Your induction will be started on the antenatal ward. When you arrive you will have an antenatal check, which will include your blood pressure, pulse and temperature. You will then have cardiotocography (CTG) monitoring to ensure baby’s heartbeat is within normal range. Once the observations have been completed and the midwife is happy, she will ask if it’s okay to perform a vaginal examination to check the neck of the womb (cervix).
Hormone gel (Dinoprostone)
During the examination if your cervix is not open enough to break your waters, the midwife will put a gel, which contains a hormone into your vagina next to your cervix, to help it soften and open enough to have your waters broken. Your baby’s heartbeat will be monitored for a further 20 minutes to ensure everything is going well. You will then be able to walk around the ward. You will have your baby’s heart monitored on the CTG at regular intervals every 6 hours.
You will have a vaginal assessment by the midwife again 6 hours later. If the cervix is still not open enough to break your waters, it will be necessary to have a second dose of the hormone gel. If however your waters can be broken, you will be transferred to Labour Ward as soon as possible
Cervical Ripening Balloon catheter
The cervical ripening balloon catheter is used to open the cervix so that we can break your waters.
On vaginal examination, the hormone-free catheter is passed through your cervix and is left in place for approximately 24 hours.
The presence and pressure of the balloon should encourage you’re cervix to open enough to have your waters broken. If the balloon does not fall out within 24 hours it will be deflated and removed.
You will then have a vaginal assessment and if your waters can be broken you will be transferred to Labour ward to have this performed when it is clinically safe to do so.
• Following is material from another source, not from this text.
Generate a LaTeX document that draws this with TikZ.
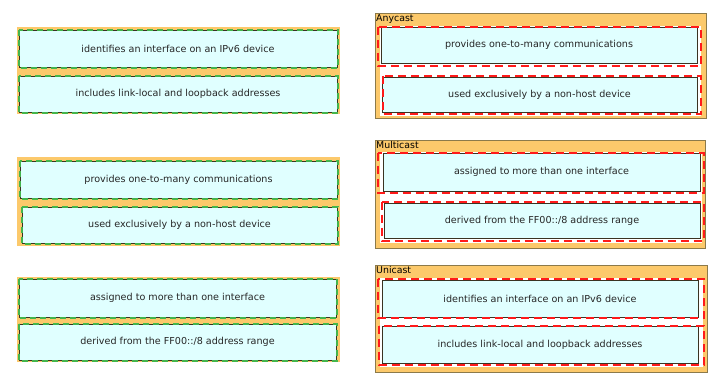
\documentclass[tikz,border=0pt]{standalone}
\usepackage{fontspec}
\setmainfont{DejaVu Sans}
\usetikzlibrary{calc}
\definecolor{panelbg}{HTML}{FCC96B}
\definecolor{panelline}{HTML}{8C7A4A}
\definecolor{itemfill}{HTML}{E0FFFF}
\definecolor{itemline}{HTML}{3A3322}
\definecolor{greenmark}{HTML}{44B54C}
\definecolor{redmark}{HTML}{FF1A1A}
\definecolor{itemtext}{HTML}{262626}
\tikzset{
  item/.style  ={draw=itemline, fill=itemfill, line width=1pt, inner sep=0pt, minimum width=316pt, minimum height=36pt, font=\fontsize{9.6}{11}\selectfont, text=itemtext},
  panel/.style ={fill=panelbg},
  group/.style ={fill=panelbg, draw=panelline, line width=1pt},
  inner/.style ={fill=white},
  gmark/.style ={draw=greenmark, line width=2pt, dash pattern=on 6pt off 4pt},
  rmark/.style ={draw=redmark, line width=2pt, dash pattern=on 8pt off 5pt},
  glab/.style  ={font=\fontsize{9.4}{11}\selectfont, text=black, inner sep=0pt, anchor=north west},
}
\begin{document}
\begin{tikzpicture}[x=1pt,y=-1pt]
  \useasboundingbox[fill=white] (0,0) rectangle (719,386);
  % left column: answer pool
  \fill[panel] (17,27) rectangle (340,114);
  \node[item,minimum width=318pt,minimum height=37pt] (poolA) at (178,48.5) {identifies an interface on an IPv6 device};
  \node[item,minimum width=318pt] (poolB) at (178,94) {includes link-local and loopback addresses};
  \draw[gmark] (poolA.north west) rectangle (poolA.south east);
  \draw[gmark] (poolB.north west) rectangle (poolB.south east);
  \fill[panel] (17,157) rectangle (340,246);
  \node[item,minimum width=317pt,minimum height=37pt] (poolC) at (178.5,179.5) {provides one-to-many communications};
  \node[item,minimum width=315pt] (poolD) at (179.5,225) {used exclusively by a non-host device};
  \draw[gmark] (poolC.north west) rectangle (poolC.south east);
  \draw[gmark] (poolD.north west) rectangle (poolD.south east);
  \fill[panel] (17,277) rectangle (340,362);
  \node[item,minimum width=317pt,minimum height=38pt] (poolE) at (177.5,298) {assigned to more than one interface};
  \node[item,minimum width=317pt] (poolF) at (177.5,342) {derived from the FF00::/8 address range};
  \draw[gmark] (poolE.north west) rectangle (poolE.south east);
  \draw[gmark] (poolF.north west) rectangle (poolF.south east);
  % right column: targets
  \draw[group] (375,13) rectangle (706,118);
  \fill[inner] (380,26) rectangle (701,116);
  \node[glab] (anyLab) at (376,14.5) {Anycast};
  \node[item] (anyA) at (539,45) {provides one-to-many communications};
  \node[item,minimum width=315pt,minimum height=35pt] (anyB) at (539.5,94.5) {used exclusively by a non-host device};
  \draw[rmark] ($(anyA.north west)+(-3,0)$) rectangle ($(anyA.south east)+(3,2)$);
  \draw[rmark] ($(anyB.north west)+(1,-1)$) rectangle ($(anyB.south east)+(3,1)$);
  \draw[group] (375,140) rectangle (705,248);
  \fill[inner] (380,152) rectangle (702,243);
  \node[glab] (multiLab) at (376,141.5) {Multicast};
  \node[item,minimum width=317pt,minimum height=38pt] (multiA) at (541.5,172) {assigned to more than one interface};
  \node[item,minimum height=35pt] (multiB) at (542,220.5) {derived from the FF00::/8 address range};
  \draw[rmark] ($(multiA.north west)+(-5,0)$) rectangle ($(multiA.south east)+(3,1)$);
  \draw[rmark] ($(multiB.north west)+(-2,-1)$) rectangle ($(multiB.south east)+(3,2)$);
  \draw[group] (375,265) rectangle (707,372);
  \fill[inner] (380,278) rectangle (703,367);
  \node[glab] (uniLab) at (376,266.5) {Unicast};
  \node[item,minimum height=37pt] (uniA) at (540,298.5) {identifies an interface on an IPv6 device};
  \node[item,minimum height=37pt] (uniB) at (540,344.5) {includes link-local and loopback addresses};
  \draw[rmark] ($(uniA.north west)+(-4,-1)$) rectangle ($(uniA.south east)+(5,0)$);
  \draw[rmark] ($(uniB.north west)+(-3,0)$) rectangle ($(uniB.south east)+(5,1)$);
\end{tikzpicture}
\end{document}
If they can’t be broken at this time you may be offered to have the hormone gel induction.
An outpatient induction means that the process will be started in the hospital, using the balloon catheter and then you can go home for a while. You may be offered an outpatient induction if:
- You are under Midwife-led care
- You have no medical or obstetric problems
- You have not had any gynaecological surgery
- You have a relative or someone who can stay with you at home on that day
- You have transport to bring you into the hospital
- You live within 30 minutes’ drive of Poole hospital
Your midwife will tell you if you meet the criteria for an outpatient induction.
What happens next?
The aim of these methods is to dilate your cervix so that your waters break or can be broken by your midwife. This will take place on the labour ward. There may sometimes be a delay in transferring you if the labour ward is busy. The staff will explain this to you.
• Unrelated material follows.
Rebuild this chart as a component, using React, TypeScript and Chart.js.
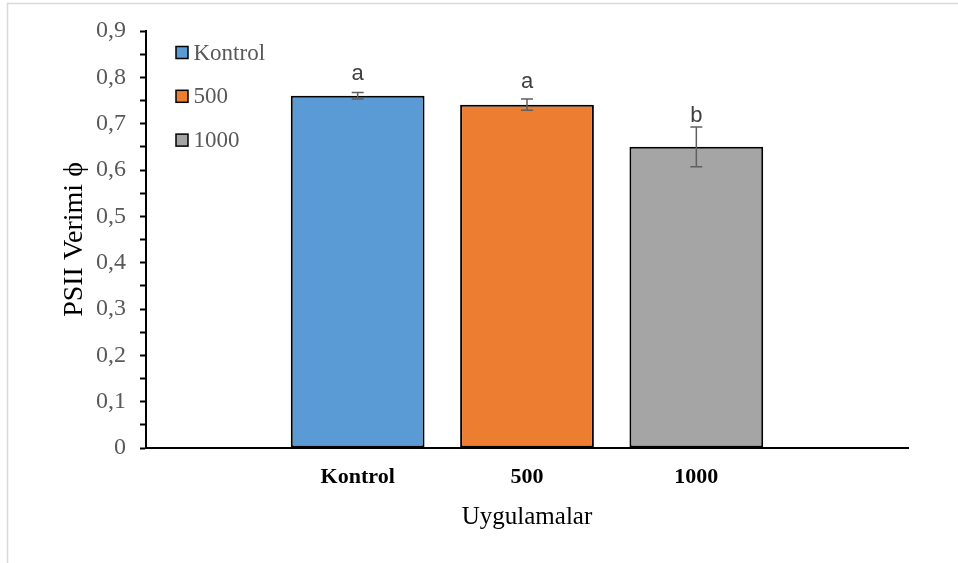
import React, { useEffect, useRef } from 'react';
import { Chart, registerables } from 'chart.js';

Chart.register(...registerables);

// ---- data ----
const categories = ['Kontrol', '500', '1000'];
const values = [0.76, 0.741, 0.65];
const errors = [0.007, 0.012, 0.043];
const letters = ['a', 'a', 'b'];
const letterLevels = [0.795, 0.776, 0.703];
const colors = ['#5B9BD5', '#ED7D31', '#A5A5A5'];
const yTickLabels = ['0', '0,1', '0,2', '0,3', '0,4', '0,5', '0,6', '0,7', '0,8', '0,9'];
const yMax = 0.9;
const yMinorStep = 0.05;
const yTitle = 'PSII Verimi \u03D5';
const xTitle = 'Uygulamalar';

const SERIF = "'Liberation Serif', 'Times New Roman', serif";
const SANS = "'Liberation Sans', Arial, sans-serif";

const framePlugin = {
  id: 'frame',
  beforeDraw(chart: any) {
    const ctx = chart.ctx;
    ctx.save();
    ctx.fillStyle = '#ffffff';
    ctx.fillRect(0, 0, chart.width, chart.height);
    ctx.strokeStyle = '#d9d9d9';
    ctx.lineWidth = 1.5;
    ctx.beginPath();
    ctx.moveTo(7.5, chart.height);
    ctx.lineTo(7.5, 3.5);
    ctx.lineTo(chart.width, 3.5);
    ctx.stroke();
    ctx.restore();
  },
};

const errorPlugin = {
  id: 'errorBarsLetters',
  afterDatasetsDraw(chart: any) {
    const ctx = chart.ctx;
    const meta = chart.getDatasetMeta(0);
    const ys = chart.scales.y;
    ctx.save();
    meta.data.forEach((el: any, i: number) => {
      const x = el.x;
      const yTop = ys.getPixelForValue(values[i] + errors[i]);
      const yBot = ys.getPixelForValue(values[i] - errors[i]);
      ctx.strokeStyle = '#5f5f5f';
      ctx.lineWidth = 1.5;
      ctx.beginPath();
      ctx.moveTo(x, yTop);
      ctx.lineTo(x, yBot);
      ctx.moveTo(x - 6, yTop);
      ctx.lineTo(x + 6, yTop);
      ctx.moveTo(x - 6, yBot);
      ctx.lineTo(x + 6, yBot);
      ctx.stroke();
      ctx.fillStyle = '#404040';
      ctx.font = `22px ${SANS}`;
      ctx.textAlign = 'center';
      ctx.textBaseline = 'alphabetic';
      ctx.fillText(letters[i], x, ys.getPixelForValue(letterLevels[i]));
    });
    ctx.restore();
  },
};

const legendPlugin = {
  id: 'insideLegend',
  afterDraw(chart: any) {
    const ctx = chart.ctx;
    const area = chart.chartArea;
    ctx.save();
    ctx.font = `23px ${SERIF}`;
    ctx.textBaseline = 'middle';
    ctx.textAlign = 'left';
    categories.forEach((c, i) => {
      const cy = area.top + 21.5 + i * 43.8;
      const sx = area.left + 30;
      ctx.fillStyle = colors[i];
      ctx.fillRect(sx, cy - 6, 12, 12);
      ctx.strokeStyle = '#000';
      ctx.lineWidth = 1.5;
      ctx.strokeRect(sx, cy - 6, 12, 12);
      ctx.fillStyle = '#595959';
      ctx.fillText(c, sx + 17.5, cy + 1);
    });
    ctx.restore();
  },
};

export default function App() {
  const ref = useRef<HTMLCanvasElement | null>(null);

  useEffect(() => {
    if (!ref.current) return;
    const chart = new Chart(ref.current, {
      type: 'bar',
      data: {
        datasets: [
          {
            data: values.map((v, i) => ({ x: i + 1, y: v })) as any,
            backgroundColor: colors,
            borderColor: '#000',
            borderWidth: 2,
            borderSkipped: false,
            barPercentage: 0.79,
            categoryPercentage: 1,
          },
        ],
      },
      options: {
        responsive: false,
        animation: false,
        layout: { padding: { left: 0, top: 31, right: 50, bottom: 0 } },
        plugins: {
          legend: { display: false },
          tooltip: { enabled: false },
        },
        scales: {
          x: {
            type: 'linear',
            offset: false,
            min: -0.25,
            max: categories.length + 1.25,
            afterBuildTicks: (scale: any) => {
              scale.ticks = categories.map((_, i) => ({ value: i + 1 }));
            },
            afterFit: (scale: any) => {
              scale.height = 115;
            },
            grid: { display: false, drawTicks: false },
            border: { display: true, color: '#000', width: 2 },
            ticks: {
              autoSkip: false,
              maxRotation: 0,
              padding: 16,
              color: '#000',
              font: { family: SERIF, size: 22, weight: 'bold' },
              callback: (v: any) => categories[Math.round(Number(v)) - 1] ?? '',
            },
            title: {
              display: true,
              text: xTitle,
              color: '#000',
              font: { family: SERIF, size: 25 },
              padding: { top: 0, bottom: 31 },
            },
          },
          y: {
            min: 0,
            max: yMax,
            afterFit: (scale: any) => {
              scale.width = 146;
            },
            grid: {
              display: true,
              drawOnChartArea: false,
              drawTicks: true,
              tickLength: 6,
              tickWidth: 2,
              tickColor: '#000',
            },
            border: { display: true, color: '#000', width: 2 },
            ticks: {
              stepSize: yMinorStep,
              autoSkip: false,
              padding: 14,
              color: '#595959',
              font: { family: SERIF, size: 24 },
              callback: (_v: any, index: number) => (index % 2 === 0 ? yTickLabels[index / 2] : ''),
            },
            title: {
              display: true,
              text: yTitle,
              color: '#000',
              font: { family: SERIF, size: 28 },
              padding: { top: 58, bottom: 0 },
            },
          },
        },
      },
      plugins: [framePlugin, errorPlugin, legendPlugin],
    } as any);
    return () => chart.destroy();
  }, []);

  return (
    <div style={{ position: 'fixed', left: 0, top: 0, width: 958, height: 563, background: '#fff' }}>
      <canvas ref={ref} width={958} height={563} style={{ display: 'block' }} />
    </div>
  );
}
Most women will require an oxytocin (hormone) drip to strengthen contractions. The progress of your labour will be monitored regularly by vaginal examinations until your baby is born.
Occasionally the hormone gel or the oxytocin drip used for induction of labour can cause your womb to contract too much and cause your baby some distress. In these cases, we can stop the contractions temporarily with medication.
Please ask your midwife if you require further information. Each step will be explained to you when you are in hospital and your pain relief options will be discussed with you.